AIM:
Give an exact transcription of every line, dropping the images.

==*==

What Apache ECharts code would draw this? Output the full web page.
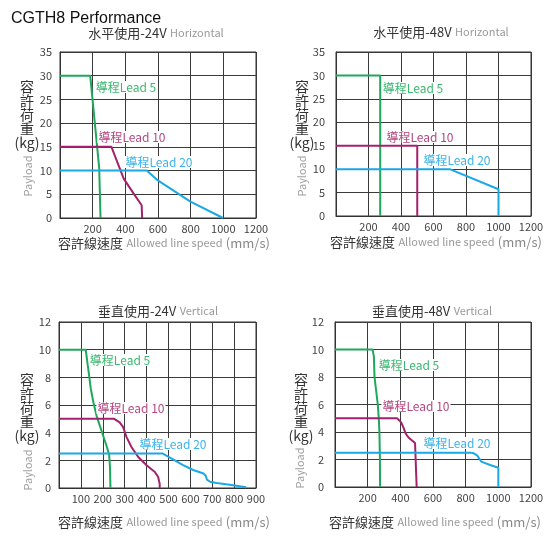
<!DOCTYPE html>
<html>
<head>
<meta charset="utf-8">
<script src="https://cdn.jsdelivr.net/npm/echarts@6/dist/echarts.min.js"></script>
<style>
  html, body { margin: 0; padding: 0; background: #fff; }
  #chart { width: 560px; height: 542px; }
</style>
</head>
<body>
<div id="chart"></div>
<script>
// 各面板曲線 [速度 mm/s, 荷重 kg]
const h24Lead5 = [[0, 30], [185, 30], [240, 10.5], [248, 0]]
const h24Lead10 = [[0, 15], [315, 15], [335, 13.2], [390, 8.3], [450, 5.2], [500, 2.7], [503, 0]]
const h24Lead20 = [[0, 10], [531, 10], [592, 8.1], [796, 3.5], [998, 0]]

const h48Lead5 = [[0, 30], [272, 30], [272, 0]]
const h48Lead10 = [[0, 15], [500, 15], [500, 0]]
const h48Lead20 = [[0, 10], [700, 10], [1000, 5.7], [1000, 0]]

const v24Lead5 = [[0, 10], [122, 10], [133, 8.7], [145, 7.2], [157, 6.2], [172, 5.2], [195, 4.1], [218, 3.0], [229, 2.4], [233, 1.5], [235, 0]]
const v24Lead10 = [[0, 5], [252, 5], [277, 4.75], [293, 4.4], [308, 3.7], [331, 2.96], [362, 2.24], [400, 1.64], [438, 1.16], [453, 0.8], [460, 0.3], [460, 0]]
const v24Lead20 = [[0, 2.5], [472, 2.5], [507, 2.2], [567, 1.65], [613, 1.3], [660, 1.05], [670, 0.9], [676, 0.6], [690, 0.45], [720, 0.36], [780, 0.24], [855, 0.05]]

const v48Lead5 = [[0, 10], [230, 10], [238, 9.5], [242, 8], [252, 7], [262, 6], [268, 5], [272, 4], [275, 2], [276, 0]]
const v48Lead10 = [[0, 5], [380, 5], [405, 4.7], [420, 4.3], [432, 3.9], [450, 3.6], [490, 3.2], [500, 3.15], [500, 0]]
const v48Lead20 = [[0, 2.5], [830, 2.5], [850, 2.45], [870, 2.3], [895, 1.85], [950, 1.6], [1000, 1.4], [1000, 0]]

const panelTitles = ['水平使用-24V', '水平使用-48V', '垂直使用-24V', '垂直使用-48V']
const panelSubTitles = ['Horizontal', 'Horizontal', 'Vertical', 'Vertical']
const leadNames = ['導程Lead 5', '導程Lead 10', '導程Lead 20']
const xMax = [1200, 1200, 900, 1200]
const xStep = [200, 200, 100, 200]
const yMax = [35, 35, 12, 12]
const yStep = [5, 5, 2, 2]

const lineColors = ['#1ea85c', '#a2236b', '#1aa8e6']
const labelColors = ['#3cb870', '#b5487f', '#3db4ea']
const FONT = '"Noto Sans CJK TC", "Noto Sans", sans-serif'

const panelData = [
  [h24Lead5, h24Lead10, h24Lead20],
  [h48Lead5, h48Lead10, h48Lead20],
  [v24Lead5, v24Lead10, v24Lead20],
  [v48Lead5, v48Lead10, v48Lead20]
]

// 版面位置
const grids = [
  { left: 60, top: 52, width: 196, height: 166 },
  { left: 336, top: 52, width: 195, height: 164 },
  { left: 59, top: 322, width: 197, height: 166 },
  { left: 335, top: 322, width: 196, height: 165 }
]
const titlePos = [[156, 33], [441, 32], [158, 311], [432, 311]]
const xNamePos = [[164, 243], [436, 242], [164, 522], [435, 522]]
const yNamePos = [[27, 80], [302, 80], [27, 373], [301, 373]]
const payloadPos = [[28, 176], [302, 176], [28, 470], [300, 468]]
const labelPos = [
  [[126, 87], [132, 137], [159, 162]],
  [[413, 88], [420, 137], [457, 160]],
  [[120, 360], [131, 408], [173, 444]],
  [[409, 365], [416, 406], [457, 443]]
]

function makeOption() {
  const xAxis = []
  const yAxis = []
  const series = []
  const graphic = []
  grids.forEach((g, i) => {
    xAxis.push({
      type: 'value',
      gridIndex: i,
      min: 0,
      max: xMax[i],
      interval: xStep[i],
      axisLine: { show: true, lineStyle: { color: '#333', width: 1 } },
      axisTick: { show: false },
      axisLabel: { showMinLabel: false, color: '#444', fontSize: 11, fontFamily: FONT, margin: 5, formatter: v => String(v) },
      splitLine: { show: true, lineStyle: { color: '#3a3a3a', width: 1 } }
    })
    yAxis.push({
      type: 'value',
      gridIndex: i,
      min: 0,
      max: yMax[i],
      interval: yStep[i],
      axisLine: { show: true, lineStyle: { color: '#333', width: 1 } },
      axisTick: { show: false },
      axisLabel: { color: '#444', fontSize: 11, fontFamily: FONT, margin: i % 2 ? 11 : 8, formatter: v => String(v) },
      splitLine: { show: true, lineStyle: { color: '#3a3a3a', width: 1 } }
    })
    panelData[i].forEach((d, k) => {
      series.push({
        type: 'line',
        name: leadNames[k],
        xAxisIndex: i,
        yAxisIndex: i,
        data: d,
        showSymbol: false,
        silent: true,
        z: 3 + k,
        lineStyle: { color: lineColors[k], width: 2 }
      })
      graphic.push({
        type: 'text',
        x: labelPos[i][k][0],
        y: labelPos[i][k][1],
        z: 100,
        style: {
          text: leadNames[k],
          fill: labelColors[k],
          fontSize: 12,
          fontFamily: FONT,
          align: 'center',
          verticalAlign: 'middle',
          backgroundColor: '#fff',
          padding: [0, 1]
        }
      })
    })
    graphic.push({
      type: 'text',
      x: titlePos[i][0],
      y: titlePos[i][1],
      style: {
        text: '{a|' + panelTitles[i] + '} {b|' + panelSubTitles[i] + '}',
        align: 'center',
        verticalAlign: 'middle',
        rich: {
          a: { fontSize: 13, fill: '#333', fontFamily: FONT },
          b: { fontSize: 11, fill: '#9a9a9a', fontFamily: FONT }
        }
      }
    })
    graphic.push({
      type: 'text',
      x: xNamePos[i][0],
      y: xNamePos[i][1],
      style: {
        text: '{a|容許線速度} {b|Allowed line speed} {c|(mm/s)}',
        align: 'center',
        verticalAlign: 'middle',
        rich: {
          a: { fontSize: 13, fill: '#333', fontFamily: FONT },
          b: { fontSize: 11, fill: '#9a9a9a', fontFamily: FONT },
          c: { fontSize: 13, fill: '#888', fontFamily: FONT }
        }
      }
    })
    graphic.push({
      type: 'text',
      x: yNamePos[i][0],
      y: yNamePos[i][1],
      style: {
        text: '容\n許\n荷\n重\n(kg)',
        fontSize: 14,
        lineHeight: 14,
        fill: '#333',
        fontFamily: FONT,
        align: 'center',
        verticalAlign: 'top'
      }
    })
    graphic.push({
      type: 'text',
      x: payloadPos[i][0],
      y: payloadPos[i][1],
      rotation: Math.PI / 2,
      style: {
        text: 'Payload',
        fontSize: 11,
        fill: '#a0a0a0',
        fontFamily: FONT,
        align: 'center',
        verticalAlign: 'middle'
      }
    })
  })
  return {
    backgroundColor: '#fff',
    animation: false,
    title: {
      text: 'CGTH8 Performance',
      left: 6,
      top: 6,
      textStyle: { fontSize: 16, fontWeight: 'normal', color: '#111', fontFamily: '"Liberation Sans", Arial, sans-serif' }
    },
    grid: grids.map(g => Object.assign({ show: true, borderColor: '#333', borderWidth: 1, backgroundColor: '#fff' }, g)),
    xAxis,
    yAxis,
    series,
    graphic
  }
}

const myChart = echarts.init(document.getElementById('chart'))
myChart.setOption(makeOption())
</script>
</body>
</html>
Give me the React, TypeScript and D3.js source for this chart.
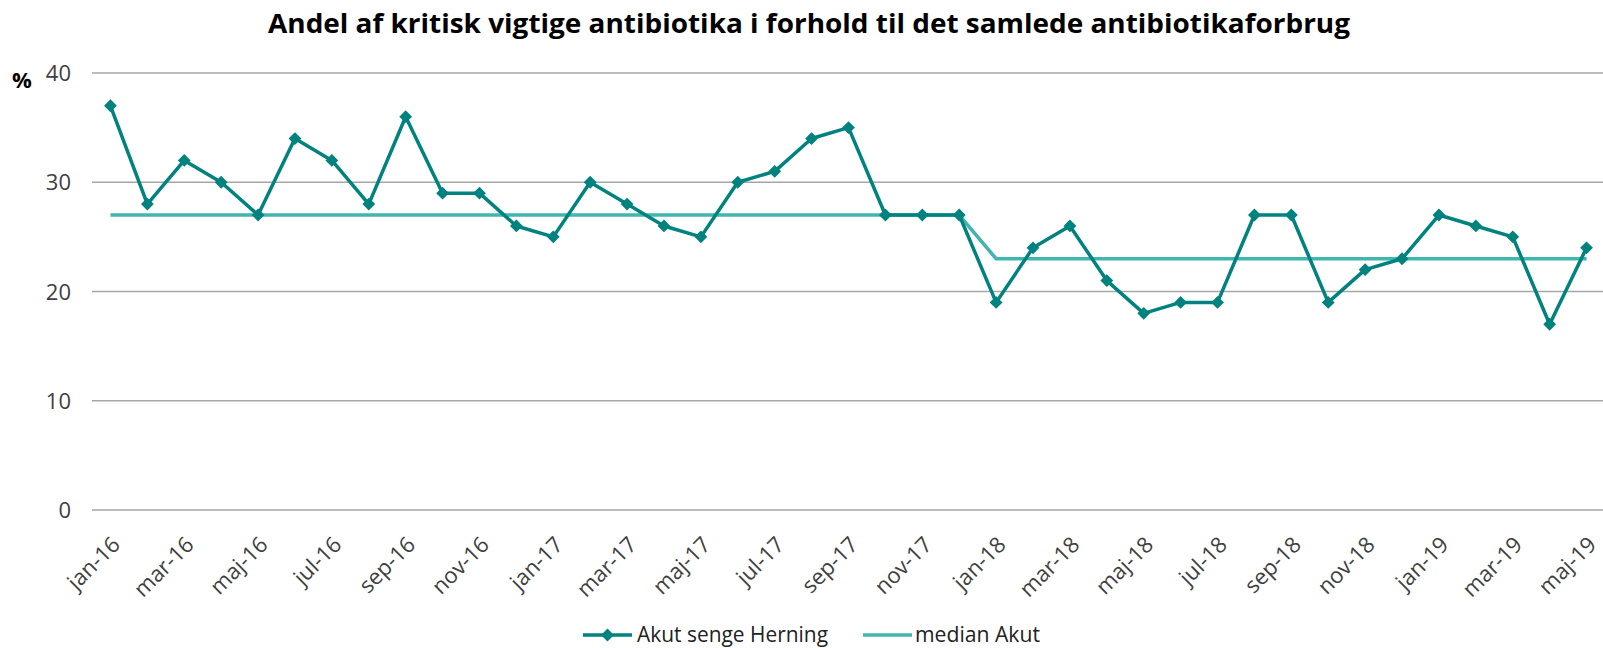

==*==

COMPLETE ANSWER:
What Apache ECharts code would draw this? Output the full web page.
<!DOCTYPE html>
<html>
<head>
<meta charset="utf-8">
<script src="https://cdn.jsdelivr.net/npm/echarts@6/dist/echarts.min.js"></script>
<style>
  html, body { margin: 0; padding: 0; background: #fff; }
  #chart { width: 560px; height: 542px; }
</style>
</head>
<body>
<div id="chart"></div>
<script>
// 各面板曲線 [速度 mm/s, 荷重 kg]
const h24Lead5 = [[0, 30], [185, 30], [240, 10.5], [248, 0]]
const h24Lead10 = [[0, 15], [315, 15], [335, 13.2], [390, 8.3], [450, 5.2], [500, 2.7], [503, 0]]
const h24Lead20 = [[0, 10], [531, 10], [592, 8.1], [796, 3.5], [998, 0]]

const h48Lead5 = [[0, 30], [272, 30], [272, 0]]
const h48Lead10 = [[0, 15], [500, 15], [500, 0]]
const h48Lead20 = [[0, 10], [700, 10], [1000, 5.7], [1000, 0]]

const v24Lead5 = [[0, 10], [122, 10], [133, 8.7], [145, 7.2], [157, 6.2], [172, 5.2], [195, 4.1], [218, 3.0], [229, 2.4], [233, 1.5], [235, 0]]
const v24Lead10 = [[0, 5], [252, 5], [277, 4.75], [293, 4.4], [308, 3.7], [331, 2.96], [362, 2.24], [400, 1.64], [438, 1.16], [453, 0.8], [460, 0.3], [460, 0]]
const v24Lead20 = [[0, 2.5], [472, 2.5], [507, 2.2], [567, 1.65], [613, 1.3], [660, 1.05], [670, 0.9], [676, 0.6], [690, 0.45], [720, 0.36], [780, 0.24], [855, 0.05]]

const v48Lead5 = [[0, 10], [230, 10], [238, 9.5], [242, 8], [252, 7], [262, 6], [268, 5], [272, 4], [275, 2], [276, 0]]
const v48Lead10 = [[0, 5], [380, 5], [405, 4.7], [420, 4.3], [432, 3.9], [450, 3.6], [490, 3.2], [500, 3.15], [500, 0]]
const v48Lead20 = [[0, 2.5], [830, 2.5], [850, 2.45], [870, 2.3], [895, 1.85], [950, 1.6], [1000, 1.4], [1000, 0]]

const panelTitles = ['水平使用-24V', '水平使用-48V', '垂直使用-24V', '垂直使用-48V']
const panelSubTitles = ['Horizontal', 'Horizontal', 'Vertical', 'Vertical']
const leadNames = ['導程Lead 5', '導程Lead 10', '導程Lead 20']
const xMax = [1200, 1200, 900, 1200]
const xStep = [200, 200, 100, 200]
const yMax = [35, 35, 12, 12]
const yStep = [5, 5, 2, 2]

const lineColors = ['#1ea85c', '#a2236b', '#1aa8e6']
const labelColors = ['#3cb870', '#b5487f', '#3db4ea']
const FONT = '"Noto Sans CJK TC", "Noto Sans", sans-serif'

const panelData = [
  [h24Lead5, h24Lead10, h24Lead20],
  [h48Lead5, h48Lead10, h48Lead20],
  [v24Lead5, v24Lead10, v24Lead20],
  [v48Lead5, v48Lead10, v48Lead20]
]

// 版面位置
const grids = [
  { left: 60, top: 52, width: 196, height: 166 },
  { left: 336, top: 52, width: 195, height: 164 },
  { left: 59, top: 322, width: 197, height: 166 },
  { left: 335, top: 322, width: 196, height: 165 }
]
const titlePos = [[156, 33], [441, 32], [158, 311], [432, 311]]
const xNamePos = [[164, 243], [436, 242], [164, 522], [435, 522]]
const yNamePos = [[27, 80], [302, 80], [27, 373], [301, 373]]
const payloadPos = [[28, 176], [302, 176], [28, 470], [300, 468]]
const labelPos = [
  [[126, 87], [132, 137], [159, 162]],
  [[413, 88], [420, 137], [457, 160]],
  [[120, 360], [131, 408], [173, 444]],
  [[409, 365], [416, 406], [457, 443]]
]

function makeOption() {
  const xAxis = []
  const yAxis = []
  const series = []
  const graphic = []
  grids.forEach((g, i) => {
    xAxis.push({
      type: 'value',
      gridIndex: i,
      min: 0,
      max: xMax[i],
      interval: xStep[i],
      axisLine: { show: true, lineStyle: { color: '#333', width: 1 } },
      axisTick: { show: false },
      axisLabel: { showMinLabel: false, color: '#444', fontSize: 11, fontFamily: FONT, margin: 5, formatter: v => String(v) },
      splitLine: { show: true, lineStyle: { color: '#3a3a3a', width: 1 } }
    })
    yAxis.push({
      type: 'value',
      gridIndex: i,
      min: 0,
      max: yMax[i],
      interval: yStep[i],
      axisLine: { show: true, lineStyle: { color: '#333', width: 1 } },
      axisTick: { show: false },
      axisLabel: { color: '#444', fontSize: 11, fontFamily: FONT, margin: i % 2 ? 11 : 8, formatter: v => String(v) },
      splitLine: { show: true, lineStyle: { color: '#3a3a3a', width: 1 } }
    })
    panelData[i].forEach((d, k) => {
      series.push({
        type: 'line',
        name: leadNames[k],
        xAxisIndex: i,
        yAxisIndex: i,
        data: d,
        showSymbol: false,
        silent: true,
        z: 3 + k,
        lineStyle: { color: lineColors[k], width: 2 }
      })
      graphic.push({
        type: 'text',
        x: labelPos[i][k][0],
        y: labelPos[i][k][1],
        z: 100,
        style: {
          text: leadNames[k],
          fill: labelColors[k],
          fontSize: 12,
          fontFamily: FONT,
          align: 'center',
          verticalAlign: 'middle',
          backgroundColor: '#fff',
          padding: [0, 1]
        }
      })
    })
    graphic.push({
      type: 'text',
      x: titlePos[i][0],
      y: titlePos[i][1],
      style: {
        text: '{a|' + panelTitles[i] + '} {b|' + panelSubTitles[i] + '}',
        align: 'center',
        verticalAlign: 'middle',
        rich: {
          a: { fontSize: 13, fill: '#333', fontFamily: FONT },
          b: { fontSize: 11, fill: '#9a9a9a', fontFamily: FONT }
        }
      }
    })
    graphic.push({
      type: 'text',
      x: xNamePos[i][0],
      y: xNamePos[i][1],
      style: {
        text: '{a|容許線速度} {b|Allowed line speed} {c|(mm/s)}',
        align: 'center',
        verticalAlign: 'middle',
        rich: {
          a: { fontSize: 13, fill: '#333', fontFamily: FONT },
          b: { fontSize: 11, fill: '#9a9a9a', fontFamily: FONT },
          c: { fontSize: 13, fill: '#888', fontFamily: FONT }
        }
      }
    })
    graphic.push({
      type: 'text',
      x: yNamePos[i][0],
      y: yNamePos[i][1],
      style: {
        text: '容\n許\n荷\n重\n(kg)',
        fontSize: 14,
        lineHeight: 14,
        fill: '#333',
        fontFamily: FONT,
        align: 'center',
        verticalAlign: 'top'
      }
    })
    graphic.push({
      type: 'text',
      x: payloadPos[i][0],
      y: payloadPos[i][1],
      rotation: Math.PI / 2,
      style: {
        text: 'Payload',
        fontSize: 11,
        fill: '#a0a0a0',
        fontFamily: FONT,
        align: 'center',
        verticalAlign: 'middle'
      }
    })
  })
  return {
    backgroundColor: '#fff',
    animation: false,
    title: {
      text: 'CGTH8 Performance',
      left: 6,
      top: 6,
      textStyle: { fontSize: 16, fontWeight: 'normal', color: '#111', fontFamily: '"Liberation Sans", Arial, sans-serif' }
    },
    grid: grids.map(g => Object.assign({ show: true, borderColor: '#333', borderWidth: 1, backgroundColor: '#fff' }, g)),
    xAxis,
    yAxis,
    series,
    graphic
  }
}

const myChart = echarts.init(document.getElementById('chart'))
myChart.setOption(makeOption())
</script>
</body>
</html>
Give me the React, TypeScript and D3.js source for this chart.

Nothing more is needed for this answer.